_Direction_
Return every line below as is, leaving out the pictures.

::: Source data

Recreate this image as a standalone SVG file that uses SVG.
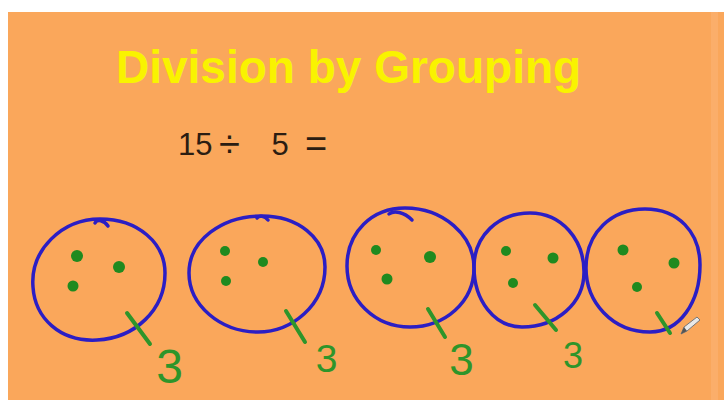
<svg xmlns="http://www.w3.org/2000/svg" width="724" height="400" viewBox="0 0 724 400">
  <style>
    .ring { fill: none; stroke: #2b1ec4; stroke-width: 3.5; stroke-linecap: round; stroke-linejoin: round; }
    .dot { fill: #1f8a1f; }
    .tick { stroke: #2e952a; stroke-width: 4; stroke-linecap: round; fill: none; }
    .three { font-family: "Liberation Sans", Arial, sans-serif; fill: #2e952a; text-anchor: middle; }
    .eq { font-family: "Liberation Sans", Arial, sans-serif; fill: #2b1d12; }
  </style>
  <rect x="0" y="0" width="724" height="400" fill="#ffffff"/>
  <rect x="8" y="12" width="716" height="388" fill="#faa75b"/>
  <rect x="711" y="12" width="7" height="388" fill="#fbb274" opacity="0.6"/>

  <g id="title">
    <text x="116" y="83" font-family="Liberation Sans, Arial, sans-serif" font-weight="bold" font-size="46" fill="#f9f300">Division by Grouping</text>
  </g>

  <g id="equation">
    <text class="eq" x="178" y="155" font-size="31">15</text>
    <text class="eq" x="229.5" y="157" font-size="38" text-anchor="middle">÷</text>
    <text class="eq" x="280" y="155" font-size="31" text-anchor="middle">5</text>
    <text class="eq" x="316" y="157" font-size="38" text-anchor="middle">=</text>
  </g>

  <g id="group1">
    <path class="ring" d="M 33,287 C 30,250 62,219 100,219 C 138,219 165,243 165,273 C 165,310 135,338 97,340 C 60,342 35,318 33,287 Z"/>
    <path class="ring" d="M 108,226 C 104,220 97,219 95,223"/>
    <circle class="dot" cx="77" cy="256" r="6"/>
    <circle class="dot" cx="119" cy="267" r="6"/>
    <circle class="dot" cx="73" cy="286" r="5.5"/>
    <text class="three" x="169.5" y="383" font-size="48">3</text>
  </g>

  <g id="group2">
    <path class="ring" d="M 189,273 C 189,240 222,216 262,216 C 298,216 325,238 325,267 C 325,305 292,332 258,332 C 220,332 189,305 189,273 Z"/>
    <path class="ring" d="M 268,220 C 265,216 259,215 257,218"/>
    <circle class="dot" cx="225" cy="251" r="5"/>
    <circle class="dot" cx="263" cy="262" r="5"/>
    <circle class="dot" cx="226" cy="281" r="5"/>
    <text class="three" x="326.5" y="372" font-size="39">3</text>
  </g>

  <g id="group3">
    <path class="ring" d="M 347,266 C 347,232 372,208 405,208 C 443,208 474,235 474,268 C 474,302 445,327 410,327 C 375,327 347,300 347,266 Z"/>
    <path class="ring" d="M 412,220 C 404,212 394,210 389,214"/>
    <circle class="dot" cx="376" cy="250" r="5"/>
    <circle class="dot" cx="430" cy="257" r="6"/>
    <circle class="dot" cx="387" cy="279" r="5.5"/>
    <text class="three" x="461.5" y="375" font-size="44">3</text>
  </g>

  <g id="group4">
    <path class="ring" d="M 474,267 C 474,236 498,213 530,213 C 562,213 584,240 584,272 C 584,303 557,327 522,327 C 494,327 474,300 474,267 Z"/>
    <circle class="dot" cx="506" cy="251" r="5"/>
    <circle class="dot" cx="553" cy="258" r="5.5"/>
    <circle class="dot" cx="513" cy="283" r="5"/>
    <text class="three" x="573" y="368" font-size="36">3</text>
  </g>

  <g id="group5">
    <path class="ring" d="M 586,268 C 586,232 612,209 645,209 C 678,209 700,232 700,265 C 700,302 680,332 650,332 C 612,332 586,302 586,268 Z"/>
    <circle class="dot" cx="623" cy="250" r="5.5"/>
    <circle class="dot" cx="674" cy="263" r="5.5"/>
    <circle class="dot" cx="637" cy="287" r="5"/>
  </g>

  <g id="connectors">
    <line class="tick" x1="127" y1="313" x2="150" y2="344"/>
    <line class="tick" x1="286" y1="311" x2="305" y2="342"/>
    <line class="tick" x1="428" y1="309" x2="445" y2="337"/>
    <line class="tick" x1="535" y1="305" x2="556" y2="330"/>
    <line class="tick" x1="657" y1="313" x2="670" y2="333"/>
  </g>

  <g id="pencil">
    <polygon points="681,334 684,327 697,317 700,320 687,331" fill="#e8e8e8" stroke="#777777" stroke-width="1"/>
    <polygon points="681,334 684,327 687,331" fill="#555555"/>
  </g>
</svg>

::::::

_Finished task_
Recreate this image as a standalone SVG file that uses SVG.
<svg xmlns="http://www.w3.org/2000/svg" width="724" height="400" viewBox="0 0 724 400">
  <style>
    .ring { fill: none; stroke: #2b1ec4; stroke-width: 3.5; stroke-linecap: round; stroke-linejoin: round; }
    .dot { fill: #1f8a1f; }
    .tick { stroke: #2e952a; stroke-width: 4; stroke-linecap: round; fill: none; }
    .three { font-family: "Liberation Sans", Arial, sans-serif; fill: #2e952a; text-anchor: middle; }
    .eq { font-family: "Liberation Sans", Arial, sans-serif; fill: #2b1d12; }
  </style>
  <rect x="0" y="0" width="724" height="400" fill="#ffffff"/>
  <rect x="8" y="12" width="716" height="388" fill="#faa75b"/>
  <rect x="711" y="12" width="7" height="388" fill="#fbb274" opacity="0.6"/>

  <g id="title">
    <text x="116" y="83" font-family="Liberation Sans, Arial, sans-serif" font-weight="bold" font-size="46" fill="#f9f300">Division by Grouping</text>
  </g>

  <g id="equation">
    <text class="eq" x="178" y="155" font-size="31">15</text>
    <text class="eq" x="229.5" y="157" font-size="38" text-anchor="middle">÷</text>
    <text class="eq" x="280" y="155" font-size="31" text-anchor="middle">5</text>
    <text class="eq" x="316" y="157" font-size="38" text-anchor="middle">=</text>
  </g>

  <g id="group1">
    <path class="ring" d="M 33,287 C 30,250 62,219 100,219 C 138,219 165,243 165,273 C 165,310 135,338 97,340 C 60,342 35,318 33,287 Z"/>
    <path class="ring" d="M 108,226 C 104,220 97,219 95,223"/>
    <circle class="dot" cx="77" cy="256" r="6"/>
    <circle class="dot" cx="119" cy="267" r="6"/>
    <circle class="dot" cx="73" cy="286" r="5.5"/>
    <text class="three" x="169.5" y="383" font-size="48">3</text>
  </g>

  <g id="group2">
    <path class="ring" d="M 189,273 C 189,240 222,216 262,216 C 298,216 325,238 325,267 C 325,305 292,332 258,332 C 220,332 189,305 189,273 Z"/>
    <path class="ring" d="M 268,220 C 265,216 259,215 257,218"/>
    <circle class="dot" cx="225" cy="251" r="5"/>
    <circle class="dot" cx="263" cy="262" r="5"/>
    <circle class="dot" cx="226" cy="281" r="5"/>
    <text class="three" x="326.5" y="372" font-size="39">3</text>
  </g>

  <g id="group3">
    <path class="ring" d="M 347,266 C 347,232 372,208 405,208 C 443,208 474,235 474,268 C 474,302 445,327 410,327 C 375,327 347,300 347,266 Z"/>
    <path class="ring" d="M 412,220 C 404,212 394,210 389,214"/>
    <circle class="dot" cx="376" cy="250" r="5"/>
    <circle class="dot" cx="430" cy="257" r="6"/>
    <circle class="dot" cx="387" cy="279" r="5.5"/>
    <text class="three" x="461.5" y="375" font-size="44">3</text>
  </g>

  <g id="group4">
    <path class="ring" d="M 474,267 C 474,236 498,213 530,213 C 562,213 584,240 584,272 C 584,303 557,327 522,327 C 494,327 474,300 474,267 Z"/>
    <circle class="dot" cx="506" cy="251" r="5"/>
    <circle class="dot" cx="553" cy="258" r="5.5"/>
    <circle class="dot" cx="513" cy="283" r="5"/>
    <text class="three" x="573" y="368" font-size="36">3</text>
  </g>

  <g id="group5">
    <path class="ring" d="M 586,268 C 586,232 612,209 645,209 C 678,209 700,232 700,265 C 700,302 680,332 650,332 C 612,332 586,302 586,268 Z"/>
    <circle class="dot" cx="623" cy="250" r="5.5"/>
    <circle class="dot" cx="674" cy="263" r="5.5"/>
    <circle class="dot" cx="637" cy="287" r="5"/>
  </g>

  <g id="connectors">
    <line class="tick" x1="127" y1="313" x2="150" y2="344"/>
    <line class="tick" x1="286" y1="311" x2="305" y2="342"/>
    <line class="tick" x1="428" y1="309" x2="445" y2="337"/>
    <line class="tick" x1="535" y1="305" x2="556" y2="330"/>
    <line class="tick" x1="657" y1="313" x2="670" y2="333"/>
  </g>

  <g id="pencil">
    <polygon points="681,334 684,327 697,317 700,320 687,331" fill="#e8e8e8" stroke="#777777" stroke-width="1"/>
    <polygon points="681,334 684,327 687,331" fill="#555555"/>
  </g>
</svg>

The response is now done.